== WORK TO BE COMPLETED ==
Extract, exactly, the lines from the line containing "Rebuild this UI as HTML. Inline all styles." to the line containing "socket interaction: UDP</text>", with both lines included and any pictures left out.

== RECORDS SUPPLIED ==
◆ ◆ ◆

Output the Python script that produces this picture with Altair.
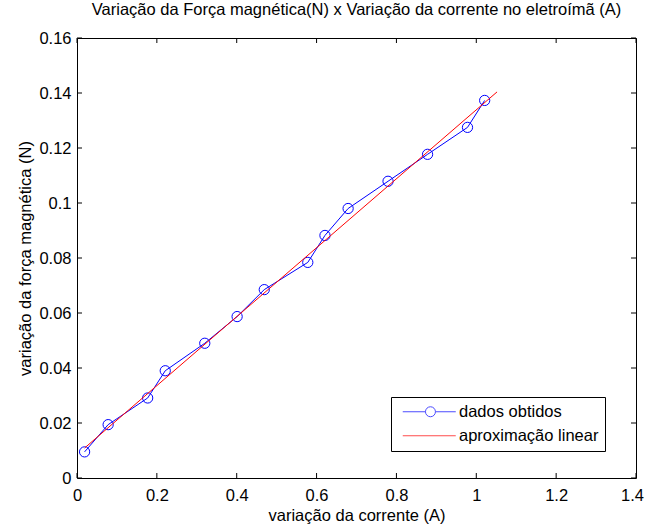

◆ ◆ ◆

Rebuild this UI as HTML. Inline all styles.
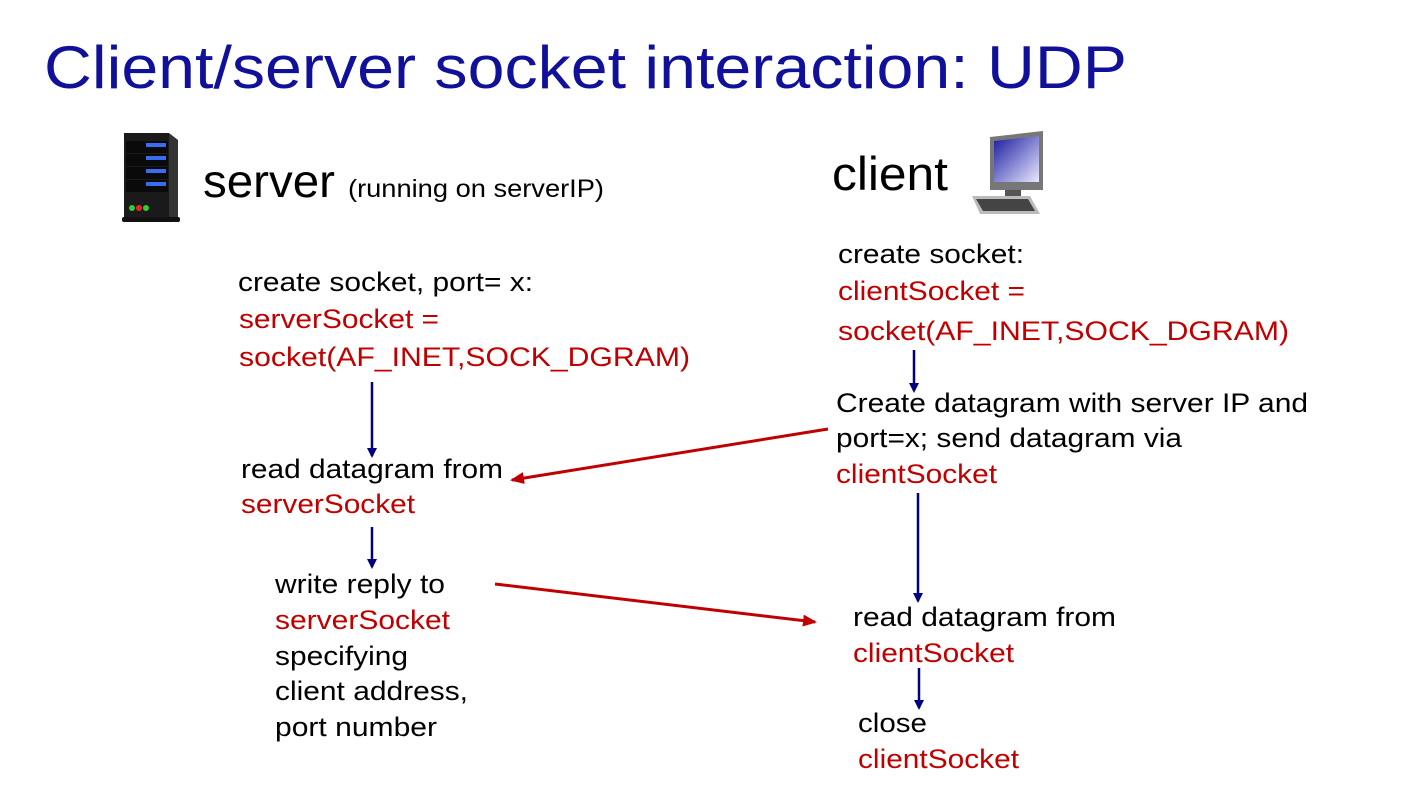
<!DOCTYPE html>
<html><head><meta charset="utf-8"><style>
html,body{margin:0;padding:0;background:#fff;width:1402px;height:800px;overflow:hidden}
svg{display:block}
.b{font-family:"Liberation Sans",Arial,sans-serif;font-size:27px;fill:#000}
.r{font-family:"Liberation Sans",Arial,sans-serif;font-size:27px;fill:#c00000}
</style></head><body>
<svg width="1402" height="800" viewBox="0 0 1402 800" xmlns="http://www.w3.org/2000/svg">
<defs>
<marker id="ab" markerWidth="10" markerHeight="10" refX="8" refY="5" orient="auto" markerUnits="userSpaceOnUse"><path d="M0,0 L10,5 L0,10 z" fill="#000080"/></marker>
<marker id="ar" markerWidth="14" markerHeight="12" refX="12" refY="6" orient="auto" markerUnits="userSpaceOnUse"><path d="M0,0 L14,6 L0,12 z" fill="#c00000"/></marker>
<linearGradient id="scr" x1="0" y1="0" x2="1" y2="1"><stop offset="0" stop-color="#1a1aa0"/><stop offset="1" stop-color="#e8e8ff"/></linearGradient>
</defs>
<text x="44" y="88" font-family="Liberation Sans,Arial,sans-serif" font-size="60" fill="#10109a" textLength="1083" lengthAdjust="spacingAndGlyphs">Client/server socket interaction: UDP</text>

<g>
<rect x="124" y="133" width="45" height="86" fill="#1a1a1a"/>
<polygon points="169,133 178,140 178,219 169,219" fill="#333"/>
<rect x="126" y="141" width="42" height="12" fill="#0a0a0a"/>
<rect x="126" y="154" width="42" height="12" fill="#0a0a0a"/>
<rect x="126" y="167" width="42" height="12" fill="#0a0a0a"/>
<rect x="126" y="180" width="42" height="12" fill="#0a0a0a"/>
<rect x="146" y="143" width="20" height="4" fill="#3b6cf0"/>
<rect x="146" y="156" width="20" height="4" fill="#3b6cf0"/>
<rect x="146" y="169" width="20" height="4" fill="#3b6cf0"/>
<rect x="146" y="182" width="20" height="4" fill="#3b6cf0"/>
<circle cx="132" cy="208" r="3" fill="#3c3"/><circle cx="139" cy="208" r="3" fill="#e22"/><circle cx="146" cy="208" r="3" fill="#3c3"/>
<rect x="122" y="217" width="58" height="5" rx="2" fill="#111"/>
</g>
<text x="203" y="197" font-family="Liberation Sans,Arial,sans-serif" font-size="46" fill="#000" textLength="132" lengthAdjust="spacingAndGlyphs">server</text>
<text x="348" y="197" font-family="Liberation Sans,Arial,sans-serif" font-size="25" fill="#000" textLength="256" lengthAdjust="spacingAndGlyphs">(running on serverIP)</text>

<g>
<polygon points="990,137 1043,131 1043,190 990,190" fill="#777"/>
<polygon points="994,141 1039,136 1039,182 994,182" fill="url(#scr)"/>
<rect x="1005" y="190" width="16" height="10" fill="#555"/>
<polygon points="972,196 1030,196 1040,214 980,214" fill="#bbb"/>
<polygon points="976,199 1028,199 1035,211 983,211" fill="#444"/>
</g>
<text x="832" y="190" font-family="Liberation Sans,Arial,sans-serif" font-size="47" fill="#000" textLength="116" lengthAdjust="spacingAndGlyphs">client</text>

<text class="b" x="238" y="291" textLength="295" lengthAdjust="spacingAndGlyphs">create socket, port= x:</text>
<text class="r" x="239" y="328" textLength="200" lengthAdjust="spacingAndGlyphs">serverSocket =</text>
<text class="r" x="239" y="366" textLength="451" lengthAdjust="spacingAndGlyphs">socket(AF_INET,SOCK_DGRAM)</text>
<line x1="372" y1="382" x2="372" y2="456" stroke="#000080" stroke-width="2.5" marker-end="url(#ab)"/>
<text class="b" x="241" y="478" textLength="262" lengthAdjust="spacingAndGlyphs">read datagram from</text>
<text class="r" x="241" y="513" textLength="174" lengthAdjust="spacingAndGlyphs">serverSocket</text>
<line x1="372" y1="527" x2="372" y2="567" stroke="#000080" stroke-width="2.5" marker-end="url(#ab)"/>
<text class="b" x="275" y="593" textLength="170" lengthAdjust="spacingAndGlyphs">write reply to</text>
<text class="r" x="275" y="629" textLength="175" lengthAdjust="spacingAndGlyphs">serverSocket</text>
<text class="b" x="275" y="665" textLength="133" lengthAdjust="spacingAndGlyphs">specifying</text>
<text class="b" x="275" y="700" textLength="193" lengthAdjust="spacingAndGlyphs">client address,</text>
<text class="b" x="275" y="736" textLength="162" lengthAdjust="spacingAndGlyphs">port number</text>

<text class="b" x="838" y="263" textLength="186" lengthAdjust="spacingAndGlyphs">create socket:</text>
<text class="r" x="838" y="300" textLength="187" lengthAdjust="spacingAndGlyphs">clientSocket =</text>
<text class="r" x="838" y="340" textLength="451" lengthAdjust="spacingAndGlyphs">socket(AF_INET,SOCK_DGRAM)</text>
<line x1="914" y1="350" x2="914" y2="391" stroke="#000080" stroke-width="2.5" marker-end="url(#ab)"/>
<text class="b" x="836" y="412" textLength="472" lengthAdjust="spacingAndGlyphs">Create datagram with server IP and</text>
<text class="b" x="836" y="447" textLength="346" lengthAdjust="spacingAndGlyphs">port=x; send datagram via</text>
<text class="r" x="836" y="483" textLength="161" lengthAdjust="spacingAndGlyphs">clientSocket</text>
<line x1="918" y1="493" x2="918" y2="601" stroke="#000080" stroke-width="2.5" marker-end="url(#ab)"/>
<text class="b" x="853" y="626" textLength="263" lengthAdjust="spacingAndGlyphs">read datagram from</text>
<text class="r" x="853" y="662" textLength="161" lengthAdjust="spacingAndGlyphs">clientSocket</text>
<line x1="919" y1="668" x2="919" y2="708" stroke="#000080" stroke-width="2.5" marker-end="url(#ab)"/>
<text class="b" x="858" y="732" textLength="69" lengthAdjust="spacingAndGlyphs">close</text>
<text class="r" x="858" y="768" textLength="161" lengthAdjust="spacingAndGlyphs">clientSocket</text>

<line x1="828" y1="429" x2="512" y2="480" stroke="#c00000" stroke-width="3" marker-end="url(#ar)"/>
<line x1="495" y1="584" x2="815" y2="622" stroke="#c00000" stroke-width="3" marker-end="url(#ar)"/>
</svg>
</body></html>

◆ ◆ ◆

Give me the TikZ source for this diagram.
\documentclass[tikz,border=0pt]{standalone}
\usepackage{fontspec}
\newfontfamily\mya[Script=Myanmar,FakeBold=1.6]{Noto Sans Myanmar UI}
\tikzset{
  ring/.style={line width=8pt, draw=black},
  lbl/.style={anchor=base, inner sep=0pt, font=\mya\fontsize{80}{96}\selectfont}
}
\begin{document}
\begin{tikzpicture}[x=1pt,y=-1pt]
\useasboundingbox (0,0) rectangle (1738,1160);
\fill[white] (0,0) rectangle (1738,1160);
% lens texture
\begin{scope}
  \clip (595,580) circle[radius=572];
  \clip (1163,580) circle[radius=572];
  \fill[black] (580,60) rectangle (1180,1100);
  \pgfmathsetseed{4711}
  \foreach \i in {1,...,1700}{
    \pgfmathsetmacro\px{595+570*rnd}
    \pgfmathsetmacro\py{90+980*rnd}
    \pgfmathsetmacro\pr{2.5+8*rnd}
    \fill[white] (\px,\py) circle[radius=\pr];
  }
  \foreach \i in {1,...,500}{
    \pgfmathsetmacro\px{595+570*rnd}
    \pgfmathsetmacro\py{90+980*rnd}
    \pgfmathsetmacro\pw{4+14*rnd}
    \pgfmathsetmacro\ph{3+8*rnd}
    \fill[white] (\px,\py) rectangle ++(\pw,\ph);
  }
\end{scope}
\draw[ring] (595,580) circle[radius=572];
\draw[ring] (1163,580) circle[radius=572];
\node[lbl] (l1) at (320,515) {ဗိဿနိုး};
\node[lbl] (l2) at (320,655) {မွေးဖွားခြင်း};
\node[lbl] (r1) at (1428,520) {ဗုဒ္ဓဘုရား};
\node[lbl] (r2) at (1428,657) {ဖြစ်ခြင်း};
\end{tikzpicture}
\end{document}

◆ ◆ ◆

== EXPECTED ANSWER ==
Rebuild this UI as HTML. Inline all styles.
<!DOCTYPE html>
<html><head><meta charset="utf-8"><style>
html,body{margin:0;padding:0;background:#fff;width:1402px;height:800px;overflow:hidden}
svg{display:block}
.b{font-family:"Liberation Sans",Arial,sans-serif;font-size:27px;fill:#000}
.r{font-family:"Liberation Sans",Arial,sans-serif;font-size:27px;fill:#c00000}
</style></head><body>
<svg width="1402" height="800" viewBox="0 0 1402 800" xmlns="http://www.w3.org/2000/svg">
<defs>
<marker id="ab" markerWidth="10" markerHeight="10" refX="8" refY="5" orient="auto" markerUnits="userSpaceOnUse"><path d="M0,0 L10,5 L0,10 z" fill="#000080"/></marker>
<marker id="ar" markerWidth="14" markerHeight="12" refX="12" refY="6" orient="auto" markerUnits="userSpaceOnUse"><path d="M0,0 L14,6 L0,12 z" fill="#c00000"/></marker>
<linearGradient id="scr" x1="0" y1="0" x2="1" y2="1"><stop offset="0" stop-color="#1a1aa0"/><stop offset="1" stop-color="#e8e8ff"/></linearGradient>
</defs>
<text x="44" y="88" font-family="Liberation Sans,Arial,sans-serif" font-size="60" fill="#10109a" textLength="1083" lengthAdjust="spacingAndGlyphs">Client/server socket interaction: UDP</text>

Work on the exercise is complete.